-- Begin Data for this exercise --

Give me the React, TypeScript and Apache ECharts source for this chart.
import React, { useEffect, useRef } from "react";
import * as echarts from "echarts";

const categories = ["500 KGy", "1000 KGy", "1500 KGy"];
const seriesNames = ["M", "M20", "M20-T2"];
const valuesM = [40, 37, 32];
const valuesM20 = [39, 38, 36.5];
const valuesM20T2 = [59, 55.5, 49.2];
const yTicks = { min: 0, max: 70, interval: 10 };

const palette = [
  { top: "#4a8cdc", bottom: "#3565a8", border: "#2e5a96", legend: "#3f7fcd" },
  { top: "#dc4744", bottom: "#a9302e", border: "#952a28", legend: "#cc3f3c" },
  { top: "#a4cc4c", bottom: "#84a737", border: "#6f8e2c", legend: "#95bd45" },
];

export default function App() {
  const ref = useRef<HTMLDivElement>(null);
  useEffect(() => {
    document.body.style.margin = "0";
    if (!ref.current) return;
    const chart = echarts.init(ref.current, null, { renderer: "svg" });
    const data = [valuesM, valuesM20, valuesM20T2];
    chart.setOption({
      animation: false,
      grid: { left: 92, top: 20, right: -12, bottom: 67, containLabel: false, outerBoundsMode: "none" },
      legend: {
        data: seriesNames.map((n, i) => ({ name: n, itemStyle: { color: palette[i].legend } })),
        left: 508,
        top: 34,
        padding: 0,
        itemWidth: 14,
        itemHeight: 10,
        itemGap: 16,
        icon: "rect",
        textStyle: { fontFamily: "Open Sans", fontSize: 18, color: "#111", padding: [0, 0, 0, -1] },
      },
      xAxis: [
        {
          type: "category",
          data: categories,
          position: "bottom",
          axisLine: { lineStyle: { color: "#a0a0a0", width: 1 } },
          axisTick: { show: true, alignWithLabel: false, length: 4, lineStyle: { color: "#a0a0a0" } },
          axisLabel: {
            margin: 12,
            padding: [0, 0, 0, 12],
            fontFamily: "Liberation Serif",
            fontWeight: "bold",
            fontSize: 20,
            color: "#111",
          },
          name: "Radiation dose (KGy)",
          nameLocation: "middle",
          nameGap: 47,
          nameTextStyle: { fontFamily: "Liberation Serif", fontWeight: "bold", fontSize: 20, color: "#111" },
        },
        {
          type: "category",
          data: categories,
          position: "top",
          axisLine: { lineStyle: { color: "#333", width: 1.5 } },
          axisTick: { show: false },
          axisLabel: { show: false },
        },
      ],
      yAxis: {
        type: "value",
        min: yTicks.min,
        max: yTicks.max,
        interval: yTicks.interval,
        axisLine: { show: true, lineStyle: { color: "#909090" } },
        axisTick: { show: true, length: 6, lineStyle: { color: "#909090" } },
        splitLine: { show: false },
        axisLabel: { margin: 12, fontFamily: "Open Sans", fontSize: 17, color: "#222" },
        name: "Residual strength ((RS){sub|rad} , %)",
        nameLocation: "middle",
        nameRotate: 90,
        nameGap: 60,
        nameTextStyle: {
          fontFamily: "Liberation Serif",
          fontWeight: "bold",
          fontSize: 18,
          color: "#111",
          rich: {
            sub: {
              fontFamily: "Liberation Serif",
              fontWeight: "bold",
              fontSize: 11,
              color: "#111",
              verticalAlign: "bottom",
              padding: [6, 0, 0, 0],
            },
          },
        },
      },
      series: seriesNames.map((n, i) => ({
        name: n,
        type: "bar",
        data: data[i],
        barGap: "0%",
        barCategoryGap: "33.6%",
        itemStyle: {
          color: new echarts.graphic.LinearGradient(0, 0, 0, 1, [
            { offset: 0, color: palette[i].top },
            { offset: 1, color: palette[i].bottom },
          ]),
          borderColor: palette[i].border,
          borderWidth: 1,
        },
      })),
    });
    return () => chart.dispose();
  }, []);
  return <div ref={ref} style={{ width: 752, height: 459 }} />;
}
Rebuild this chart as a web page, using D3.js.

-- End Data for this exercise --

Task brief.
Write out every entry above, word for word.

Completed exercise.
Give me the React, TypeScript and Apache ECharts source for this chart.
import React, { useEffect, useRef } from "react";
import * as echarts from "echarts";

const categories = ["500 KGy", "1000 KGy", "1500 KGy"];
const seriesNames = ["M", "M20", "M20-T2"];
const valuesM = [40, 37, 32];
const valuesM20 = [39, 38, 36.5];
const valuesM20T2 = [59, 55.5, 49.2];
const yTicks = { min: 0, max: 70, interval: 10 };

const palette = [
  { top: "#4a8cdc", bottom: "#3565a8", border: "#2e5a96", legend: "#3f7fcd" },
  { top: "#dc4744", bottom: "#a9302e", border: "#952a28", legend: "#cc3f3c" },
  { top: "#a4cc4c", bottom: "#84a737", border: "#6f8e2c", legend: "#95bd45" },
];

export default function App() {
  const ref = useRef<HTMLDivElement>(null);
  useEffect(() => {
    document.body.style.margin = "0";
    if (!ref.current) return;
    const chart = echarts.init(ref.current, null, { renderer: "svg" });
    const data = [valuesM, valuesM20, valuesM20T2];
    chart.setOption({
      animation: false,
      grid: { left: 92, top: 20, right: -12, bottom: 67, containLabel: false, outerBoundsMode: "none" },
      legend: {
        data: seriesNames.map((n, i) => ({ name: n, itemStyle: { color: palette[i].legend } })),
        left: 508,
        top: 34,
        padding: 0,
        itemWidth: 14,
        itemHeight: 10,
        itemGap: 16,
        icon: "rect",
        textStyle: { fontFamily: "Open Sans", fontSize: 18, color: "#111", padding: [0, 0, 0, -1] },
      },
      xAxis: [
        {
          type: "category",
          data: categories,
          position: "bottom",
          axisLine: { lineStyle: { color: "#a0a0a0", width: 1 } },
          axisTick: { show: true, alignWithLabel: false, length: 4, lineStyle: { color: "#a0a0a0" } },
          axisLabel: {
            margin: 12,
            padding: [0, 0, 0, 12],
            fontFamily: "Liberation Serif",
            fontWeight: "bold",
            fontSize: 20,
            color: "#111",
          },
          name: "Radiation dose (KGy)",
          nameLocation: "middle",
          nameGap: 47,
          nameTextStyle: { fontFamily: "Liberation Serif", fontWeight: "bold", fontSize: 20, color: "#111" },
        },
        {
          type: "category",
          data: categories,
          position: "top",
          axisLine: { lineStyle: { color: "#333", width: 1.5 } },
          axisTick: { show: false },
          axisLabel: { show: false },
        },
      ],
      yAxis: {
        type: "value",
        min: yTicks.min,
        max: yTicks.max,
        interval: yTicks.interval,
        axisLine: { show: true, lineStyle: { color: "#909090" } },
        axisTick: { show: true, length: 6, lineStyle: { color: "#909090" } },
        splitLine: { show: false },
        axisLabel: { margin: 12, fontFamily: "Open Sans", fontSize: 17, color: "#222" },
        name: "Residual strength ((RS){sub|rad} , %)",
        nameLocation: "middle",
        nameRotate: 90,
        nameGap: 60,
        nameTextStyle: {
          fontFamily: "Liberation Serif",
          fontWeight: "bold",
          fontSize: 18,
          color: "#111",
          rich: {
            sub: {
              fontFamily: "Liberation Serif",
              fontWeight: "bold",
              fontSize: 11,
              color: "#111",
              verticalAlign: "bottom",
              padding: [6, 0, 0, 0],
            },
          },
        },
      },
      series: seriesNames.map((n, i) => ({
        name: n,
        type: "bar",
        data: data[i],
        barGap: "0%",
        barCategoryGap: "33.6%",
        itemStyle: {
          color: new echarts.graphic.LinearGradient(0, 0, 0, 1, [
            { offset: 0, color: palette[i].top },
            { offset: 1, color: palette[i].bottom },
          ]),
          borderColor: palette[i].border,
          borderWidth: 1,
        },
      })),
    });
    return () => chart.dispose();
  }, []);
  return <div ref={ref} style={{ width: 752, height: 459 }} />;
}
Rebuild this chart as a web page, using D3.js.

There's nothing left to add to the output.